Pada suatu hari, Bilal bin Rabah melihat Nur Ilahi dan mendengar
imbauannya dalam lubuk hatinya yang suci murni. Maka ia mendapatkan
Rasulullah saw. dan menyatakan keislamannya. Dan tidak lama antaranya,
berita rahasia keislaman Bilal terungkaplah …. dan beredar di antara
kepala tuan-tuannya dari Bani Jumah, yakni kepala-kepala yang selama
ini ditiup oleh kesombongan dan ditindih oleh kecongkakan . . . ! Maka
setan-setan di muka bumi tampillah bermunculan dan bersarang dalam dada
Umayah bin Khalaf, yang menganggap keislaman seorang hambanya sebagai
tamparan pahit yang menghina dan menjatuhkan kehormatan mereka semua ….

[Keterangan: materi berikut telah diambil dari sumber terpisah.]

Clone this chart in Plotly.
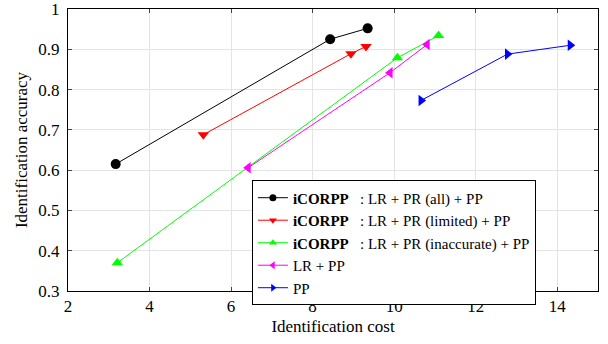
import plotly.graph_objects as go

names = ["<b>iCORPP</b>&nbsp;&nbsp; : LR + PR (all) + PP",
         "<b>iCORPP</b>&nbsp;&nbsp; : LR + PR (limited) + PP",
         "<b>iCORPP</b>&nbsp;&nbsp; : LR + PR (inaccurate) + PP",
         "LR + PP",
         "PP"]
cost_all = [3.17, 8.43, 9.35]
acc_all = [0.615, 0.925, 0.952]
cost_limited = [5.32, 8.94, 9.31]
acc_limited = [0.688, 0.889, 0.907]
cost_inacc = [3.21, 10.08, 11.09]
acc_inacc = [0.370, 0.879, 0.934]
cost_lrpp = [6.42, 9.90, 10.81]
acc_lrpp = [0.606, 0.842, 0.912]
cost_pp = [10.66, 12.78, 14.32]
acc_pp = [0.773, 0.888, 0.910]

xticks = [2, 4, 6, 8, 10, 12, 14]
yticks = [0.3, 0.4, 0.5, 0.6, 0.7, 0.8, 0.9, 1.0]
yticklabels = ["0.3", "0.4", "0.5", "0.6", "0.7", "0.8", "0.9", "1"]

series = [
    (cost_all, acc_all, "#000000", "circle"),
    (cost_limited, acc_limited, "#ff0000", "triangle-down"),
    (cost_inacc, acc_inacc, "#00ff00", "triangle-up"),
    (cost_lrpp, acc_lrpp, "#ff00ff", "triangle-left"),
    (cost_pp, acc_pp, "#0000ff", "triangle-right"),
]

fig = go.Figure()
for (x, y, c, sym), nm in zip(series, names):
    fig.add_trace(go.Scatter(x=x, y=y, name=nm, mode="lines+markers",
                             line=dict(color=c, width=1), showlegend=False,
                             marker=dict(color=c, symbol=sym, size=10)))
for (x, y, c, sym), nm in zip(series, names):
    fig.add_trace(go.Scatter(x=[None], y=[None], name=nm, mode="lines+markers",
                             line=dict(color=c, width=1),
                             marker=dict(color=c, symbol=sym, size=7)))

font = "Times New Roman, Liberation Serif, serif"
fig.update_layout(
    width=608, height=344,
    margin=dict(l=68, r=10, t=9, b=53, autoexpand=False),
    paper_bgcolor="white", plot_bgcolor="white",
    font=dict(family=font, size=16, color="black"),
    showlegend=True,
    legend=dict(x=0.347, y=0.392, xanchor="left", yanchor="top",
                bordercolor="black", borderwidth=1, bgcolor="white",
                font=dict(family=font, size=15, color="black"), tracegroupgap=0,
                itemwidth=30),
    xaxis=dict(range=[2, 15], tickvals=xticks, ticks="inside", ticklen=4,
               showline=True, linecolor="black", linewidth=1, mirror="ticks",
               showgrid=True, gridcolor="#e4e4e4", zeroline=False,
               automargin=False, ticklabeloverflow="allow",
               title=dict(text="Identification cost", standoff=4,
                          font=dict(family=font, size=17)),
               tickfont=dict(family=font, size=17)),
    yaxis=dict(range=[0.3, 1.0], tickvals=yticks, ticktext=yticklabels,
               ticks="inside", ticklen=4, ticklabelstandoff=4,
               showline=True, linecolor="black", linewidth=1, mirror="ticks",
               showgrid=True, gridcolor="#e4e4e4", zeroline=False,
               automargin=False, ticklabeloverflow="allow",
               title=dict(text="Identification accuracy", standoff=6,
                          font=dict(family=font, size=17)),
               tickfont=dict(family=font, size=17)),
)
fig.write_html("out.html", config={"displayModeBar": False},
               post_script="document.body.style.margin='0px';")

Apa . . . ? Budak mereka orang Habsyi itu masuk Islam dan menjadi
pengikut Muhammad . . . ? Walaupun demikian, tidak apa! kata Umayah
dalam hatinya. “Matahari yang terbit hari ini takkan tenggelam dengan
Islamnya budak durhaka itu … ! ” Memang, bukan saja sang surya itu tidak
tenggelam dengan Islamnya Bilal, tetapi pada suatu hari kelak matahari
akan tenggelam dengan membawa semua patung-patung dan pembela pembela
berhala itu … !
Mengenai Bilal, tidak saja ia beroleh kedudukan yang merupakan
kehormatan bagi Agama Islam semata — walau Islam memang lebih berhak
untuk itu — tetapi juga merupakan kehormatan bagi perikemanusiaan
umumnya … ! la telah menjadi sasaran berbagai macam siksaan sebagai
dialami oleh tokoh-tokoh utama lainnya.
Seolah-olah Allah telah menjadikannya sebagai tamsil perbandingan bagi
ummat manusia, bahwa hitamnya warna kulit dan perbudakan, sekali-kali
tidak menjadi penghalang untuk mencapai kebesaran jiwa, asal saja ia
beriman dan taat kepada Tuhannya serta memegang teguh haq-haqnya ….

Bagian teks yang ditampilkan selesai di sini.